Correct answer: Nossaman is 33 percent right.
Pacific, a private university, does have a dental school in San Francisco, along with a law school in Sacramento. But the main campus is in Stockton, Calif.
For the record, Nossaman must not have many Pacific pennants around his office. He guessed that the school's mascot either was a mussel or a clam.
Question No. 3
What conference does Pacific play in?
KU fan answer: "I'm going to guess," said Cathy Guyer, a 2002 KU graduate now working in Moundridge as a marketer for a lawn-care equipment company. "Is it the Pacific Conference?"
Correct answer: No. The Tigers play in the Big West Conference, whose 10 member schools include eight from California. Among conference members is Utah State, a team that challenged KU last year in the first round of the NCAA Tournament, when KU won 64-61 on the way to the Final Four.
This season, Pacific is riding a 16-game winning steak, which included the Big West Conference Tournament Championship.
Guyer scored well on other Pacific questions, but she had an in. She was recruited to swim for Pacific back in 1998, but opted to go to KU instead.
"I didn't really like it there," Guyer said. "There's a lot of people in that town. It was all dirty, a lot of crime and stuff. I was thinking it was going to be like Pepperdine -- you know, Malibu, right on the ocean, fun -- but less expensive. That wasn't it."
Question No. 4
Name a famous Pacific graduate, or a player in the NBA.
KU fan answer: "Um, did Steve Nash go there?" asked Brett Olson, a senior forward for KU. "No, he went to Santa Barbara."
Correct answer: Michael Olowokandi left Pacific in 1998 and became the first player picked in the 1998 NBA draft. He plays for the Minnesota Timberwolves.
|Kansas University's on spring break. If you weren't playing in the NCAA Tournament, where would you want to go for spring break?Asked of KU forward Wayne Simien, an avid angler who considers the Ozarks his favorite vacation destination."Table Rock Lake, bass fishing. Just fishing, man. The great outdoors. Get away from school a little bit, away from hoop. Be out in the wilderness. Go camping. No TVs. No cell phones. Having a relaxing time."|
Also notable: Alex Spanos is a Pacific graduate. Spanos, a member of the school's board of regents, owns the San Diego Chargers and owns companies that build and develop rental communities. His name is on the school's 6,150-seat basketball arena.
Olson, who has a 4.0 grade-point average, actually did well on the Pacific test: He easily identified the Tigers, the northern California location and membership in the Big West Conference -- "not the Big Sky," as he emphasized in the KU locker room.
"Hey, I didn't study colleges," said Olson, who's working on a master's in exercise science and plans to enter medical school. "I didn't get my degree in other colleges."

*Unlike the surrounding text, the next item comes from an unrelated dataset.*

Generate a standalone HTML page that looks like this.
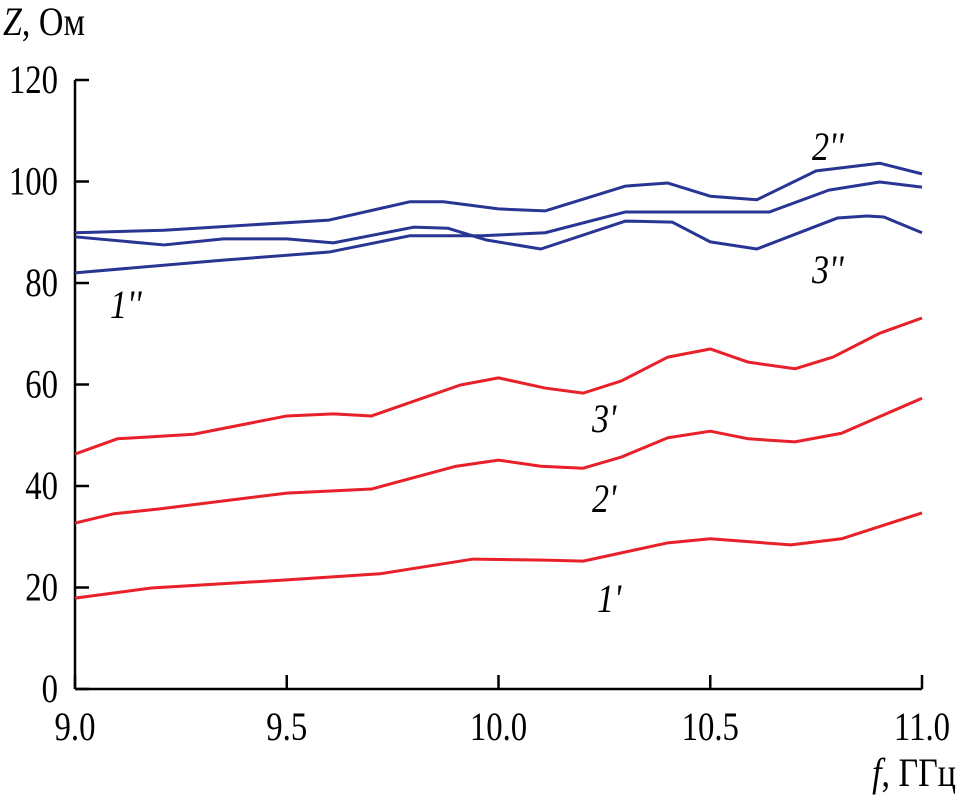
<!DOCTYPE html>
<html><head><meta charset="utf-8"><style>
html,body{margin:0;padding:0;background:#fff;}
svg{display:block;font-family:"Liberation Serif",serif;}
</style></head><body>
<svg id="chart" width="957" height="801" viewBox="0 0 957 801" xmlns="http://www.w3.org/2000/svg">
<g id="axes"></g>
<g id="series"></g>
<text transform="translate(3,35) scale(0.85,1)" font-size="40"><tspan font-style="italic">Z</tspan>, Ом</text>
<text transform="translate(956,786) scale(0.85,1)" font-size="40" text-anchor="end"><tspan font-style="italic">f</tspan>, ГГц</text>
<text transform="translate(812,160) scale(0.85,1)" font-size="40" font-style="italic">2''</text>
<text transform="translate(812,283) scale(0.85,1)" font-size="40" font-style="italic">3''</text>
<text transform="translate(110,318) scale(0.85,1)" font-size="40" font-style="italic">1''</text>
<text transform="translate(592,432) scale(0.85,1)" font-size="40" font-style="italic">3'</text>
<text transform="translate(592,512) scale(0.85,1)" font-size="40" font-style="italic">2'</text>
<text transform="translate(597,612) scale(0.85,1)" font-size="40" font-style="italic">1'</text>
</svg>
<script>
const xTicks=[9.0,9.5,10.0,10.5,11.0];
const xTickLabels=["9.0","9.5","10.0","10.5","11.0"];
const yTicks=[0,20,40,60,80,100,120];
const f2pp=[9.0,9.21,9.60,9.79,9.87,10.0,10.11,10.30,10.40,10.50,10.61,10.75,10.90,11.0];
const z2pp=[89.9,90.4,92.4,96.0,96.0,94.6,94.2,99.1,99.7,97.1,96.4,102.1,103.6,101.5];
const f1pp=[9.0,9.35,9.60,9.79,9.96,10.11,10.30,10.48,10.64,10.78,10.90,11.0];
const z1pp=[82.0,84.5,86.1,89.3,89.3,89.9,94.0,94.0,94.0,98.3,99.9,98.9];
const f3pp=[9.0,9.21,9.35,9.50,9.61,9.80,9.88,9.97,10.10,10.30,10.41,10.50,10.61,10.80,10.87,10.91,11.0];
const z3pp=[89.1,87.5,88.7,88.7,87.9,91.0,90.8,88.5,86.7,92.2,92.0,88.1,86.7,92.8,93.2,93.0,89.9];
const f3p=[9.0,9.10,9.28,9.50,9.61,9.70,9.91,10.0,10.11,10.20,10.29,10.40,10.50,10.59,10.70,10.79,10.90,11.0];
const z3p=[46.3,49.3,50.2,53.8,54.2,53.8,59.9,61.3,59.3,58.3,60.7,65.4,67.0,64.4,63.1,65.4,70.1,73.1];
const f2p=[9.0,9.09,9.20,9.50,9.70,9.90,10.0,10.10,10.20,10.29,10.40,10.50,10.59,10.70,10.81,11.0];
const z2p=[32.7,34.5,35.5,38.6,39.4,43.9,45.1,43.9,43.5,45.7,49.5,50.8,49.3,48.7,50.4,57.3];
const f1p=[9.0,9.18,9.50,9.72,9.94,10.11,10.20,10.40,10.50,10.69,10.81,11.0];
const z1p=[17.9,19.9,21.5,22.7,25.6,25.4,25.2,28.8,29.6,28.4,29.6,34.7];
const NS="http://www.w3.org/2000/svg";
const X0=75,X1=922,Y0=689,Y1=80;
function xs(f){return X0+(f-9)/2*(X1-X0);}
function ys(z){return Y0-z/120*(Y0-Y1);}
function mk(tag,attrs,parent){const e=document.createElementNS(NS,tag);for(const k in attrs)e.setAttribute(k,attrs[k]);parent.appendChild(e);return e;}
const ax=document.getElementById('axes');
let e=mk('line',{x1:X0,y1:Y0,x2:X1,y2:Y0,stroke:'#000','stroke-width':2.5},ax);


e=mk('line',{x1:X0,y1:Y0,x2:X0,y2:Y1,stroke:'#000','stroke-width':2.5},ax);


xTicks.forEach((t,i)=>{
  const x=xs(t);
  const l=mk('line',{x1:x,y1:Y0,x2:x,y2:Y0-14,stroke:'#000','stroke-width':2.5},ax);
  
  
  const tx=mk('text',{transform:'translate('+x+',740) scale(0.82,1)','font-size':40,'text-anchor':'middle'},ax);
  tx.textContent=xTickLabels[i];
  
  
});
yTicks.forEach(t=>{
  const y=ys(t);
  const l=mk('line',{x1:X0,y1:y,x2:X0+14,y2:y,stroke:'#000','stroke-width':2.5},ax);
  
  
  const tx=mk('text',{transform:'translate(58,'+(y+13)+') scale(0.82,1)','font-size':40,'text-anchor':'end'},ax);
  tx.textContent=String(t);
  
  
});
const sg=document.getElementById('series');
function line(fa,za,color,name){
  const p=mk('polyline',{points:fa.map((f,i)=>xs(f)+','+ys(za[i])).join(' '),fill:'none',stroke:color,'stroke-width':3,'stroke-linejoin':'round'},sg);
  
  
}
line(f2pp,z2pp,'#283593','series-2pp');
line(f1pp,z1pp,'#283593','series-1pp');
line(f3pp,z3pp,'#283593','series-3pp');
line(f3p,z3p,'#e8202a','series-3p');
line(f2p,z2p,'#e8202a','series-2p');
line(f1p,z1p,'#e8202a','series-1p');
</script>
</body></html>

The Jayhawks figured to go to school on Pacific's basketball team Saturday, knowing that the success of their studies could make a difference during today's exam in their packed, 18,000-seat classroom.
Danny Manning, a team manager and director of student-athlete development, knows the team will be ready.
"This is not a series where you play five games and it's the best of five," Manning said. "It's a one-game tournament. Anything can happen in a one-game tournament. And we all understand that."
Manning already has aced the NCAA test as a player, leading the Jayhawks to a national title in 1988 -- a run that ended with an 83-79 victory over Oklahoma in Kemper Arena. Some fans forget that KU had to squeak by often-overlooked Murray State, 61-58, in the second round of that tournament to advance.
Tonight's second-round game carries the same significance.
"This isn't a test," Manning said. "This is like an end-of-the-year grade. If you lose, you have to start over again next year -- and I mean the whole grade, not just the class."